-- TASK DETAILS --
Return exactly and only these lines: the first of the listing through the one containing "Sans Condensed','Liberation Sans".

■ ■ ■ ■ ■ ■ ■

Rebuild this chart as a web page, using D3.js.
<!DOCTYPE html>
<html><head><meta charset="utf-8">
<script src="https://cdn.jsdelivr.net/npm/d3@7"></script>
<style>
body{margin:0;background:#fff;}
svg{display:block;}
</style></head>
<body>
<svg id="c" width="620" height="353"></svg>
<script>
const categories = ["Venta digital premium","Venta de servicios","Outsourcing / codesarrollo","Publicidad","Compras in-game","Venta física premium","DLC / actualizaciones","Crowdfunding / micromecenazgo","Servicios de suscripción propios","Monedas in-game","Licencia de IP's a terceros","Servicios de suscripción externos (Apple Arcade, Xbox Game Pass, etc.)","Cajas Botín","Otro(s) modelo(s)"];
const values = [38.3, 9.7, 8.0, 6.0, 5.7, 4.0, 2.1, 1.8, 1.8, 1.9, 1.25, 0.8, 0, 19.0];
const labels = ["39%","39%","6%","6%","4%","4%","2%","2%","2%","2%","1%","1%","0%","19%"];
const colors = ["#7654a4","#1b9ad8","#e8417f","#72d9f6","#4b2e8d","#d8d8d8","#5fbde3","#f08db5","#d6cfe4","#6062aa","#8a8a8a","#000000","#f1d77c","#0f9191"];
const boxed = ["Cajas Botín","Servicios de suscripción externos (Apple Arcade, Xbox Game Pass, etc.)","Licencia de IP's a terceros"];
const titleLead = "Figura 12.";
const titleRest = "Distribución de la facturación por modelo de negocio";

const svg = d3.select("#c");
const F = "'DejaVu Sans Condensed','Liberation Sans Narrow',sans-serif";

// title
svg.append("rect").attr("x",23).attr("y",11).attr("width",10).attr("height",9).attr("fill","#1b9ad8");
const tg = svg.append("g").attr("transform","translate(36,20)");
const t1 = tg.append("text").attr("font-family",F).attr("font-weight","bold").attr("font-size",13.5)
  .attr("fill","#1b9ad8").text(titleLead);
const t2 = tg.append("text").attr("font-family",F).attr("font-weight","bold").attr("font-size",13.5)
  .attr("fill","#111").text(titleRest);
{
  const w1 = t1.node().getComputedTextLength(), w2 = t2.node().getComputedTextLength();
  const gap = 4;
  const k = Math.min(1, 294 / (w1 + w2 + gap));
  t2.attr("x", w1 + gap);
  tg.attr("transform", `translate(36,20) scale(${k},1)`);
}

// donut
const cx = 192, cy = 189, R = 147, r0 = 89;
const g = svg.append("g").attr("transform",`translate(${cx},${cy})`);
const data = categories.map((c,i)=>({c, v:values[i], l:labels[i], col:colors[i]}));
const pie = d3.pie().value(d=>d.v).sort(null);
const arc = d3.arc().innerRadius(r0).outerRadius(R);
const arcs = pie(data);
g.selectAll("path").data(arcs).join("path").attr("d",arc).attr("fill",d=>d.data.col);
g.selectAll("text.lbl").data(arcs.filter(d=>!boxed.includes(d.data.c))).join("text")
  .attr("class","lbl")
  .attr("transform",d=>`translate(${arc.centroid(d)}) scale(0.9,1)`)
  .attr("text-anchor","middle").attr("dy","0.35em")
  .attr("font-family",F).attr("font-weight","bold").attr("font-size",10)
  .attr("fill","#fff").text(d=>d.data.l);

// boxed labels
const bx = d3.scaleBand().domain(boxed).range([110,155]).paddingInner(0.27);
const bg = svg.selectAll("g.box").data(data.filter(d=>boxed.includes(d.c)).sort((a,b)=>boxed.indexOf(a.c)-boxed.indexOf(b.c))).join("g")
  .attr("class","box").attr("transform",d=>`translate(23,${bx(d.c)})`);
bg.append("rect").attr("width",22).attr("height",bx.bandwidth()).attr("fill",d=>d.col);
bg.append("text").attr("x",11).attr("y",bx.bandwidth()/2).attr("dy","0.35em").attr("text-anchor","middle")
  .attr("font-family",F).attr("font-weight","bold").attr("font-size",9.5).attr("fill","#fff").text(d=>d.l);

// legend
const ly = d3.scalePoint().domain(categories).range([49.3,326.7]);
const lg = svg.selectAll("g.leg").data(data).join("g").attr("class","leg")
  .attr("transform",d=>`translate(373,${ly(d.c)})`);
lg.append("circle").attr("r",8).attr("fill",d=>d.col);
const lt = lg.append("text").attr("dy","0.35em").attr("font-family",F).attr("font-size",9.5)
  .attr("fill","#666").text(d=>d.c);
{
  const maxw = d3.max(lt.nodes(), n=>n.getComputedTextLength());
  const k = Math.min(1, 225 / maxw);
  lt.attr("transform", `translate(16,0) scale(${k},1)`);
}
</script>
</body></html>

■ ■ ■ ■ ■ ■ ■

-- ANSWER --
Rebuild this chart as a web page, using D3.js.
<!DOCTYPE html>
<html><head><meta charset="utf-8">
<script src="https://cdn.jsdelivr.net/npm/d3@7"></script>
<style>
body{margin:0;background:#fff;}
svg{display:block;}
</style></head>
<body>
<svg id="c" width="620" height="353"></svg>
<script>
const categories = ["Venta digital premium","Venta de servicios","Outsourcing / codesarrollo","Publicidad","Compras in-game","Venta física premium","DLC / actualizaciones","Crowdfunding / micromecenazgo","Servicios de suscripción propios","Monedas in-game","Licencia de IP's a terceros","Servicios de suscripción externos (Apple Arcade, Xbox Game Pass, etc.)","Cajas Botín","Otro(s) modelo(s)"];
const values = [38.3, 9.7, 8.0, 6.0, 5.7, 4.0, 2.1, 1.8, 1.8, 1.9, 1.25, 0.8, 0, 19.0];
const labels = ["39%","39%","6%","6%","4%","4%","2%","2%","2%","2%","1%","1%","0%","19%"];
const colors = ["#7654a4","#1b9ad8","#e8417f","#72d9f6","#4b2e8d","#d8d8d8","#5fbde3","#f08db5","#d6cfe4","#6062aa","#8a8a8a","#000000","#f1d77c","#0f9191"];
const boxed = ["Cajas Botín","Servicios de suscripción externos (Apple Arcade, Xbox Game Pass, etc.)","Licencia de IP's a terceros"];
const titleLead = "Figura 12.";
const titleRest = "Distribución de la facturación por modelo de negocio";

const svg = d3.select("#c");
const F = "'DejaVu Sans Condensed','Liberation Sans Narrow',sans-serif";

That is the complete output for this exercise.